* WORK TO BE COMPLETED
Return only the lines from the start of the records through the line that contains "ax = fig.add_axes([0, 0, 1, 1])", inclusive; leave out all pictures.

* RAW RECORDS
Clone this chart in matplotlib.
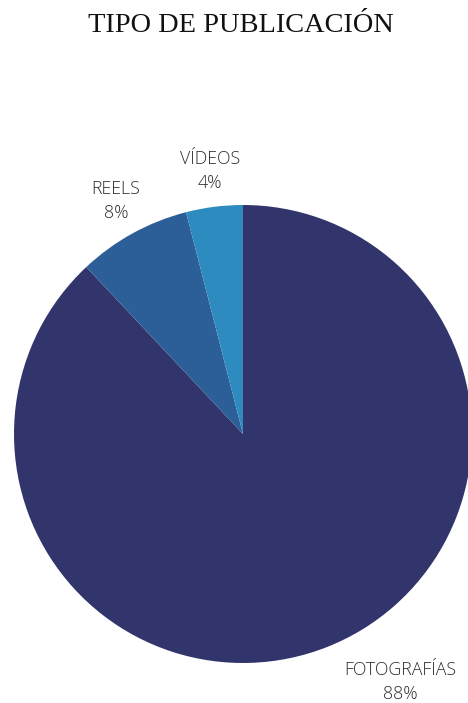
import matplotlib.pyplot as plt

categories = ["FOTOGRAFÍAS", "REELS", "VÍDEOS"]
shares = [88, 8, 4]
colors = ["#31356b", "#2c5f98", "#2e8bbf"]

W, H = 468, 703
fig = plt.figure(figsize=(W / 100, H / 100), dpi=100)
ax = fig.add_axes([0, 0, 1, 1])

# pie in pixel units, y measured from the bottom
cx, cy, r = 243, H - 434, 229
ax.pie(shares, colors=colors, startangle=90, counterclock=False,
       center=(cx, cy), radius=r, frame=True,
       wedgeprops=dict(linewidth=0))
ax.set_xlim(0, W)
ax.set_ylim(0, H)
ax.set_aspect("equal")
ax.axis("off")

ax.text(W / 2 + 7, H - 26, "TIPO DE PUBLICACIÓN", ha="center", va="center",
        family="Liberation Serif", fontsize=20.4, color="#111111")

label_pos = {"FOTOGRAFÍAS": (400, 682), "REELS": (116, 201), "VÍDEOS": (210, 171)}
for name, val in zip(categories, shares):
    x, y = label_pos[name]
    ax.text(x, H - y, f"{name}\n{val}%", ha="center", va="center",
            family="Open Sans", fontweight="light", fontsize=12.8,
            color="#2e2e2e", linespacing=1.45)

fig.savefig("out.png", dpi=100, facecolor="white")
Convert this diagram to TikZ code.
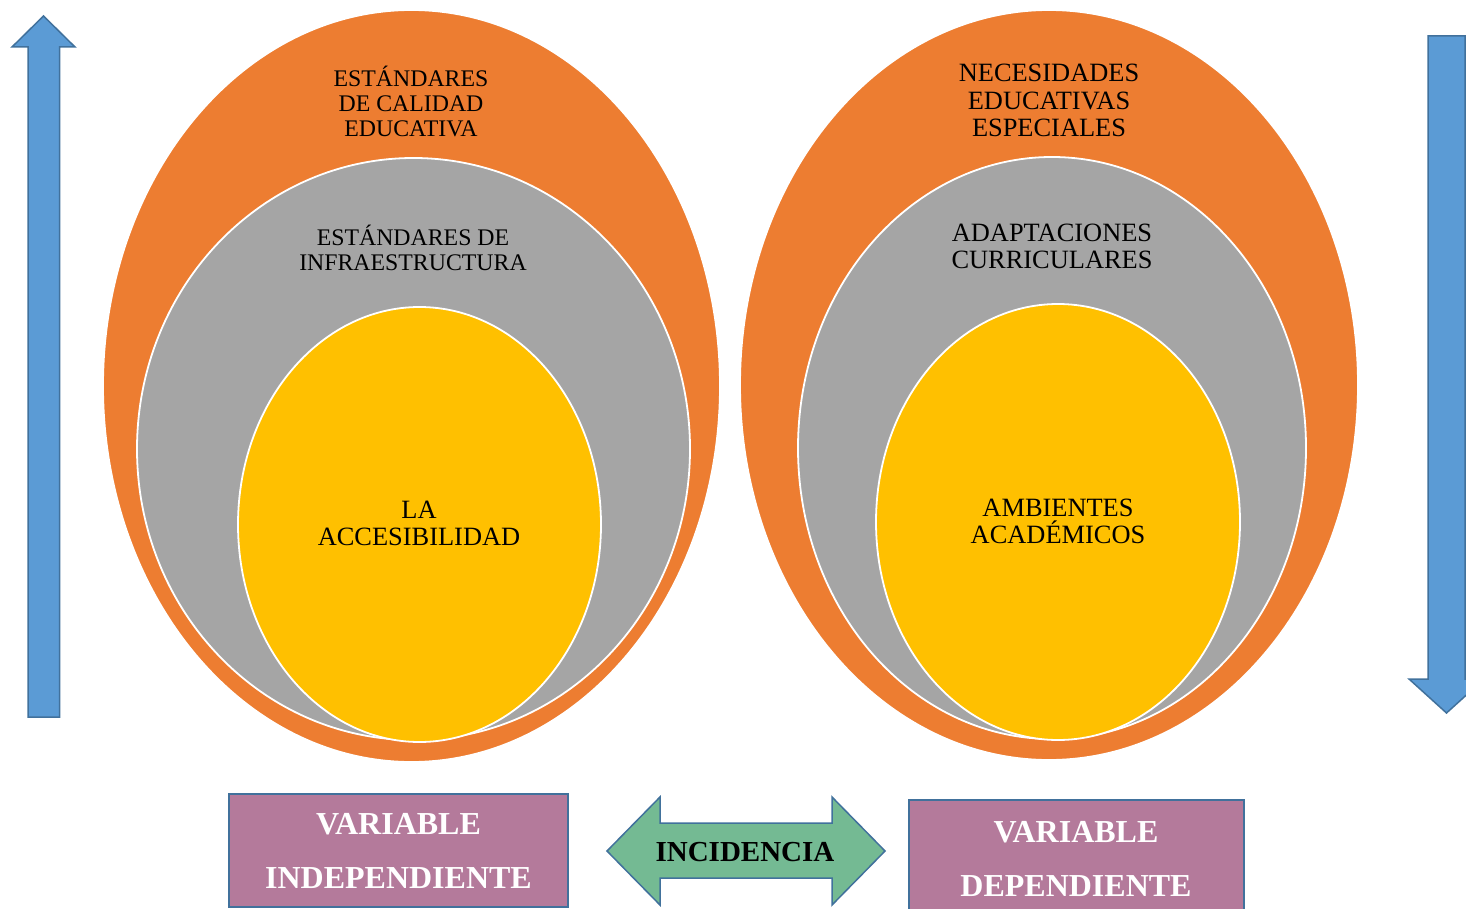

* THE OUTPUT
Clone this chart in matplotlib.
import matplotlib.pyplot as plt

categories = ["FOTOGRAFÍAS", "REELS", "VÍDEOS"]
shares = [88, 8, 4]
colors = ["#31356b", "#2c5f98", "#2e8bbf"]

W, H = 468, 703
fig = plt.figure(figsize=(W / 100, H / 100), dpi=100)
ax = fig.add_axes([0, 0, 1, 1])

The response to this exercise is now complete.